RetryPolicy defines how failed operations are retried over time using deterministic exponential backoff.

It is:

  • Deterministic
  • Side-effect free
  • Recovery-safe
  • Suitable for durable offline-first systems
cpp
#include <vix/sync/RetryPolicy.hpp>

Namespace:

cpp
vix::sync

Overview

RetryPolicy controls:

  • Maximum number of retry attempts
  • Exponential backoff growth
  • Maximum delay clamp
  • Optional jitter ratio (applied by caller)

The policy itself does not perform I/O or scheduling. It only computes timing decisions.

Structure

cpp
struct RetryPolicy
{
    std::uint32_t max_attempts{8};
    std::int64_t base_delay_ms{500};
    std::int64_t max_delay_ms{30'000};
    double factor{2.0};
    double jitter_ratio{0.2};

    bool can_retry(std::uint32_t attempt) const noexcept;
    std::int64_t compute_delay_ms(std::uint32_t attempt) const noexcept;
};

Fields Explained

max_attempts

Maximum number of retry attempts allowed.

If:

cpp
attempt >= max_attempts

No further retry should be scheduled.

base_delay_ms

Initial delay before the first retry.

Default:

500 ms

max_delay_ms

Upper clamp for exponential growth.

Default:

30 seconds

Prevents unbounded retry intervals.

factor

Exponential growth factor.

Delay evolves as:

base_delay_ms * (factor ^ attempt)

Default:

2.0

Example progression:

Attempt Delay (ms)

0 500 1 1000 2 2000 3 4000 4 8000 ... clamped at max_delay_ms

jitter_ratio

Expressed as a fraction:

  • 0.0 → no jitter
  • 0.2 → ±20% randomization window

Important:

The policy does NOT apply jitter directly.

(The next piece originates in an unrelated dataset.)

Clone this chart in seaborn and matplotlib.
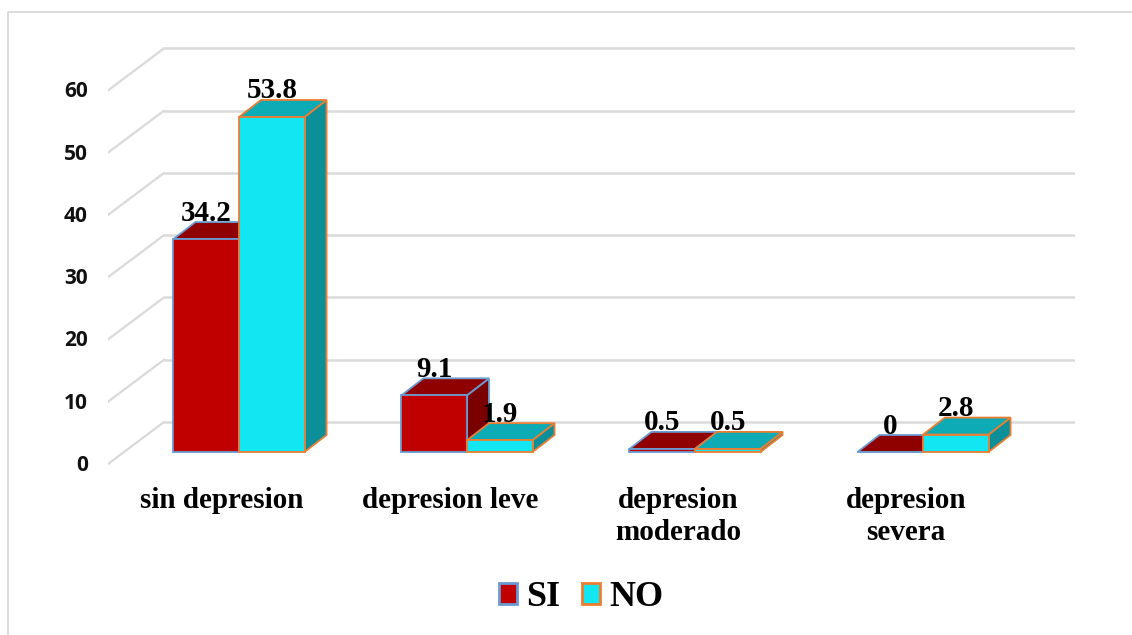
import matplotlib
matplotlib.use("Agg")
import matplotlib.pyplot as plt
from matplotlib.lines import Line2D
from matplotlib.patches import Patch, Polygon
from matplotlib.transforms import ScaledTranslation
import pandas as pd
import seaborn as sns

# chart values
categories = ["sin depresion", "depresion leve", "depresion\nmoderado", "depresion\nsevera"]
si_values = [34.2, 9.1, 0.5, 0]
no_values = [53.8, 1.9, 0.5, 2.8]
value_labels = {"SI": ["34.2", "9.1", "0.5", "0"], "NO": ["53.8", "1.9", "0.5", "2.8"]}
y_ticks = [0, 10, 20, 30, 40, 50, 60]

df = pd.DataFrame({
    "categoria": categories * 2,
    "grupo": ["SI"] * 4 + ["NO"] * 4,
    "valor": si_values + no_values,
})

# colours: front, top, side, edge
colors = {
    "SI": ("#C00000", "#8F0000", "#7A0000", "#6A9BD1"),
    "NO": ("#12E6F2", "#0DABB5", "#0B8F98", "#ED7D31"),
}
GRID = "#DADADA"
SERIF = "Liberation Serif"

W, H = 1132, 635
AX_BOTTOM = 470
sns.set_theme(style="white")
fig = plt.figure(figsize=(W / 100, H / 100), dpi=100)
ax = fig.add_axes([108 / W, 1 - AX_BOTTOM / H, (1075 - 108) / W, (AX_BOTTOM - 12) / H])

sns.barplot(data=df, x="categoria", y="valor", hue="grupo", hue_order=["SI", "NO"],
            palette={k: v[0] for k, v in colors.items()}, width=0.575, gap=0,
            saturation=1, legend=False, ax=ax)

# scale of the plot, pixels per data unit
PX_X = 228.0
PX_Y = 6.227
ax.set_xlim((108 - 239) / PX_X, (1075 - 239) / PX_X)
ax.set_ylim((452 - AX_BOTTOM) / PX_Y, (452 - 12) / PX_Y)

# 3d depth of the bars and of the walls
bar_dx, bar_dy = 22 / PX_X, 17 / PX_Y
wall_dx, wall_up, front_down = 56 / PX_X, 30 / PX_Y, 12 / PX_Y
x0, x1 = ax.get_xlim()

for v in y_ticks:
    ax.plot([x0 + wall_dx, x1], [v + wall_up, v + wall_up], color=GRID, lw=1.8, zorder=1)
    ax.plot([x0, x0 + wall_dx], [v - front_down, v + wall_up], color=GRID, lw=1.6, zorder=1)

# faces are added per bar, SI before NO so the NO bar hides what is behind it
order = 2
for name, container in zip(["SI", "NO"], ax.containers):
    front, top, side, edge = colors[name]
    for i, bar in enumerate(container):
        x, w, h = bar.get_x(), bar.get_width(), bar.get_height()
        top_face = [(x, h), (x + bar_dx, h + bar_dy), (x + w + bar_dx, h + bar_dy), (x + w, h)]
        side_face = [(x + w, 0), (x + w + bar_dx, bar_dy), (x + w + bar_dx, h + bar_dy), (x + w, h)]
        ax.add_patch(Polygon(side_face, closed=True, fc=side, ec=edge, lw=1.3, zorder=order))
        ax.add_patch(Polygon(top_face, closed=True, fc=top, ec=edge, lw=1.3, zorder=order + 0.1))
        bar.set(edgecolor=edge, linewidth=1.3, zorder=order + 0.2)
        ax.text(x + w / 2, h + bar_dy + 1.5 / PX_Y, value_labels[name][i], ha="center",
                va="baseline", family=SERIF, weight="bold", fontsize=21, color="black", zorder=20)
        order += 1

# axes text
ax.set_xlabel("")
ax.set_ylabel("")
sns.despine(ax=ax, left=True, bottom=True)
ax.set_yticks(y_ticks)
ax.tick_params(axis="both", length=0)
ax.tick_params(axis="y", pad=14.5)
ax.tick_params(axis="x", pad=12)
for lab in ax.get_yticklabels():
    lab.set(family="Open Sans", weight="bold", fontsize=15, color="#111111")
    lab.set_transform(lab.get_transform() + ScaledTranslation(0, -11 / 100, fig.dpi_scale_trans))
for lab in ax.get_xticklabels():
    lab.set(family=SERIF, weight="bold", fontsize=21, color="black", linespacing=1.24)
    lab.set_transform(lab.get_transform() + ScaledTranslation(-17 / 100, 0, fig.dpi_scale_trans))

# legend
handles = [Patch(fc=colors[k][0], ec=colors[k][3], lw=2, label=k) for k in ["SI", "NO"]]
ax.legend(handles=handles, loc="center", bbox_to_anchor=(581 / W, 1 - 598 / H),
          bbox_transform=fig.transFigure, ncol=2, frameon=False, handlelength=0.5, handleheight=0.5,
          handletextpad=0.25, columnspacing=0.6, borderpad=0, labelcolor="black",
          prop={"family": SERIF, "weight": "bold", "size": 26})

# outer frame of the picture, only the top and left sides show
fig.add_artist(Line2D([8 / W, 8 / W, 1], [0, 1 - 12 / H, 1 - 12 / H], transform=fig.transFigure,
                      color="#D9D9D9", lw=1.3))

fig.savefig("out.png", dpi=100)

It exposes the parameter so higher layers (Outbox or Engine) can apply randomness in a controlled, deterministic-aware manner.

Methods

can_retry

cpp
bool can_retry(std::uint32_t attempt) const noexcept;

Returns true if:

attempt < max_attempts

compute_delay_ms

cpp
std::int64_t compute_delay_ms(std::uint32_t attempt) const noexcept;

Computes exponential backoff and clamps the result between:

  • base_delay_ms
  • max_delay_ms

Behavior:

  • attempt 0 → base_delay
  • delay grows exponentially
  • final value is clamped

Example Usage

cpp
RetryPolicy policy;

std::uint32_t attempt = 3;

if (policy.can_retry(attempt))
{
    auto delay = policy.compute_delay_ms(attempt);
    auto next_retry_at = now_ms + delay;
}
else
{
    // mark permanent failure
}

Deterministic Recovery

A key design goal:

Retry timing must be recomputable during recovery.

Since RetryPolicy is:

  • Pure
  • Stateless
  • Deterministic

You can replay WAL records and recompute retry windows safely.

This is essential for:

  • Crash recovery
  • Outbox reconstruction
  • Distributed convergence

Offline-First Considerations

Exponential backoff prevents:

  • Retry storms
  • Network flooding
  • Thundering herd effects

The policy ensures:

  • Controlled retry growth
  • Upper bounded delay
  • Predictable behavior

Design Philosophy

RetryPolicy is:

  • Minimal
  • Deterministic
  • Side-effect free
  • Configurable
  • Durable-system friendly

It provides one invariant:

Retry timing must always be recomputable from durable state.